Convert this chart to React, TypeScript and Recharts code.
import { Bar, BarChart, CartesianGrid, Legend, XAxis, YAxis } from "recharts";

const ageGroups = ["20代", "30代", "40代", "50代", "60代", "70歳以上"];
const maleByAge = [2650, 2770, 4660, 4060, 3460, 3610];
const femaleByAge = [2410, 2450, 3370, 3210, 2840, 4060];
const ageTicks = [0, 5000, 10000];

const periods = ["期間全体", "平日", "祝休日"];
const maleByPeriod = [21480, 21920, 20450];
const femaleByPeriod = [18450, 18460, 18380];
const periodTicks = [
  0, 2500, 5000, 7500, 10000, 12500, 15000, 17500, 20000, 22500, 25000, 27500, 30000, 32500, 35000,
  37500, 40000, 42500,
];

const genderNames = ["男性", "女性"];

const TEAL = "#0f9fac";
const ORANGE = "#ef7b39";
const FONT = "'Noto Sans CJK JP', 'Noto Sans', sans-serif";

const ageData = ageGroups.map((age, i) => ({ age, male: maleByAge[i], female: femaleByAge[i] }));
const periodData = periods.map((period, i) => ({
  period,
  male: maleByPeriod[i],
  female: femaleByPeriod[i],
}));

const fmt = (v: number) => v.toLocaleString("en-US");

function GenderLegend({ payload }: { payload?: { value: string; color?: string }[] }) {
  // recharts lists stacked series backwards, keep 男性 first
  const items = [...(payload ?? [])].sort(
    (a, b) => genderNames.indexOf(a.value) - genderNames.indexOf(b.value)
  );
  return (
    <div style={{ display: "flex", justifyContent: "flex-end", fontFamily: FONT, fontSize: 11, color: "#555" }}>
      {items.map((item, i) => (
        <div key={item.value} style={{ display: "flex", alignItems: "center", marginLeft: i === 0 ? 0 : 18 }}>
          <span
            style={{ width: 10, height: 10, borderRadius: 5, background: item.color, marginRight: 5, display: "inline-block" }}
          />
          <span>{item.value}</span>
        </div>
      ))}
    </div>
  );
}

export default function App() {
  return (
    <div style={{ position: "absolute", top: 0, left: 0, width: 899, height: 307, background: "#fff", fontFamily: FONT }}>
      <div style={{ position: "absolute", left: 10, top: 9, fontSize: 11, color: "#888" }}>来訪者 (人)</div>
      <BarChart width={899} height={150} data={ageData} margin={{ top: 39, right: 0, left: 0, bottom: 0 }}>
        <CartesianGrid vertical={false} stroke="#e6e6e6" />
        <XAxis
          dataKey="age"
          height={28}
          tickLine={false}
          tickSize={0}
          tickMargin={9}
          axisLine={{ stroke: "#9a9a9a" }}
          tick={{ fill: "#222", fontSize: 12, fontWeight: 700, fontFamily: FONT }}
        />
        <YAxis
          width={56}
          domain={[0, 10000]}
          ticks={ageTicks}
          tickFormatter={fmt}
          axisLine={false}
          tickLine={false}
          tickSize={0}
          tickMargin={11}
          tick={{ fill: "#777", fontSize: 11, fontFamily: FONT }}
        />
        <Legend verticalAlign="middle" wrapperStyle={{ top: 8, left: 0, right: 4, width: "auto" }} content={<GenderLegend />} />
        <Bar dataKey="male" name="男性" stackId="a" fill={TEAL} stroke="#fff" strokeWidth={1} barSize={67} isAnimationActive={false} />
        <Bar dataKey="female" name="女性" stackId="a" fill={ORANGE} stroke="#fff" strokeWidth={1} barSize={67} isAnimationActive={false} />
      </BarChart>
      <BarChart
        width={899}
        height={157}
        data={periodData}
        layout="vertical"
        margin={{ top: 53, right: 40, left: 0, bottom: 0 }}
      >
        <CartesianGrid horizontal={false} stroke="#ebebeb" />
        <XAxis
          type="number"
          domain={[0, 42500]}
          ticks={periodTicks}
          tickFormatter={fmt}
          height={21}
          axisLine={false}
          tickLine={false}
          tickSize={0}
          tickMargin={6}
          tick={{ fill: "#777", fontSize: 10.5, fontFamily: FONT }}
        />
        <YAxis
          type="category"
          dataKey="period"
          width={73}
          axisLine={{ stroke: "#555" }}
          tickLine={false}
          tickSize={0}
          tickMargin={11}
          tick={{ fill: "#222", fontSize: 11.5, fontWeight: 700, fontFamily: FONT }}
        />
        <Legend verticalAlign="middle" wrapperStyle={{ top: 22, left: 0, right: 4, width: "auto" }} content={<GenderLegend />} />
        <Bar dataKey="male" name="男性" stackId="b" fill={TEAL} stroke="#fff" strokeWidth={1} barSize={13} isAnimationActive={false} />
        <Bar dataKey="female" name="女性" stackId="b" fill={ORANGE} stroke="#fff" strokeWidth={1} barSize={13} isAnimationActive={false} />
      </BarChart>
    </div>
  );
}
------------------------------------
Return the whole listing exactly.

• Reply to the task:
Convert this chart to React, TypeScript and Recharts code.
import { Bar, BarChart, CartesianGrid, Legend, XAxis, YAxis } from "recharts";

const ageGroups = ["20代", "30代", "40代", "50代", "60代", "70歳以上"];
const maleByAge = [2650, 2770, 4660, 4060, 3460, 3610];
const femaleByAge = [2410, 2450, 3370, 3210, 2840, 4060];
const ageTicks = [0, 5000, 10000];

const periods = ["期間全体", "平日", "祝休日"];
const maleByPeriod = [21480, 21920, 20450];
const femaleByPeriod = [18450, 18460, 18380];
const periodTicks = [
  0, 2500, 5000, 7500, 10000, 12500, 15000, 17500, 20000, 22500, 25000, 27500, 30000, 32500, 35000,
  37500, 40000, 42500,
];

const genderNames = ["男性", "女性"];

const TEAL = "#0f9fac";
const ORANGE = "#ef7b39";
const FONT = "'Noto Sans CJK JP', 'Noto Sans', sans-serif";

const ageData = ageGroups.map((age, i) => ({ age, male: maleByAge[i], female: femaleByAge[i] }));
const periodData = periods.map((period, i) => ({
  period,
  male: maleByPeriod[i],
  female: femaleByPeriod[i],
}));

const fmt = (v: number) => v.toLocaleString("en-US");

function GenderLegend({ payload }: { payload?: { value: string; color?: string }[] }) {
  // recharts lists stacked series backwards, keep 男性 first
  const items = [...(payload ?? [])].sort(
    (a, b) => genderNames.indexOf(a.value) - genderNames.indexOf(b.value)
  );
  return (
    <div style={{ display: "flex", justifyContent: "flex-end", fontFamily: FONT, fontSize: 11, color: "#555" }}>
      {items.map((item, i) => (
        <div key={item.value} style={{ display: "flex", alignItems: "center", marginLeft: i === 0 ? 0 : 18 }}>
          <span
            style={{ width: 10, height: 10, borderRadius: 5, background: item.color, marginRight: 5, display: "inline-block" }}
          />
          <span>{item.value}</span>
        </div>
      ))}
    </div>
  );
}

export default function App() {
  return (
    <div style={{ position: "absolute", top: 0, left: 0, width: 899, height: 307, background: "#fff", fontFamily: FONT }}>
      <div style={{ position: "absolute", left: 10, top: 9, fontSize: 11, color: "#888" }}>来訪者 (人)</div>
      <BarChart width={899} height={150} data={ageData} margin={{ top: 39, right: 0, left: 0, bottom: 0 }}>
        <CartesianGrid vertical={false} stroke="#e6e6e6" />
        <XAxis
          dataKey="age"
          height={28}
          tickLine={false}
          tickSize={0}
          tickMargin={9}
          axisLine={{ stroke: "#9a9a9a" }}
          tick={{ fill: "#222", fontSize: 12, fontWeight: 700, fontFamily: FONT }}
        />
        <YAxis
          width={56}
          domain={[0, 10000]}
          ticks={ageTicks}
          tickFormatter={fmt}
          axisLine={false}
          tickLine={false}
          tickSize={0}
          tickMargin={11}
          tick={{ fill: "#777", fontSize: 11, fontFamily: FONT }}
        />
        <Legend verticalAlign="middle" wrapperStyle={{ top: 8, left: 0, right: 4, width: "auto" }} content={<GenderLegend />} />
        <Bar dataKey="male" name="男性" stackId="a" fill={TEAL} stroke="#fff" strokeWidth={1} barSize={67} isAnimationActive={false} />
        <Bar dataKey="female" name="女性" stackId="a" fill={ORANGE} stroke="#fff" strokeWidth={1} barSize={67} isAnimationActive={false} />
      </BarChart>
      <BarChart
        width={899}
        height={157}
        data={periodData}
        layout="vertical"
        margin={{ top: 53, right: 40, left: 0, bottom: 0 }}
      >
        <CartesianGrid horizontal={false} stroke="#ebebeb" />
        <XAxis
          type="number"
          domain={[0, 42500]}
          ticks={periodTicks}
          tickFormatter={fmt}
          height={21}
          axisLine={false}
          tickLine={false}
          tickSize={0}
          tickMargin={6}
          tick={{ fill: "#777", fontSize: 10.5, fontFamily: FONT }}
        />
        <YAxis
          type="category"
          dataKey="period"
          width={73}
          axisLine={{ stroke: "#555" }}
          tickLine={false}
          tickSize={0}
          tickMargin={11}
          tick={{ fill: "#222", fontSize: 11.5, fontWeight: 700, fontFamily: FONT }}
        />
        <Legend verticalAlign="middle" wrapperStyle={{ top: 22, left: 0, right: 4, width: "auto" }} content={<GenderLegend />} />
        <Bar dataKey="male" name="男性" stackId="b" fill={TEAL} stroke="#fff" strokeWidth={1} barSize={13} isAnimationActive={false} />
        <Bar dataKey="female" name="女性" stackId="b" fill={ORANGE} stroke="#fff" strokeWidth={1} barSize={13} isAnimationActive={false} />
      </BarChart>
    </div>
  );
}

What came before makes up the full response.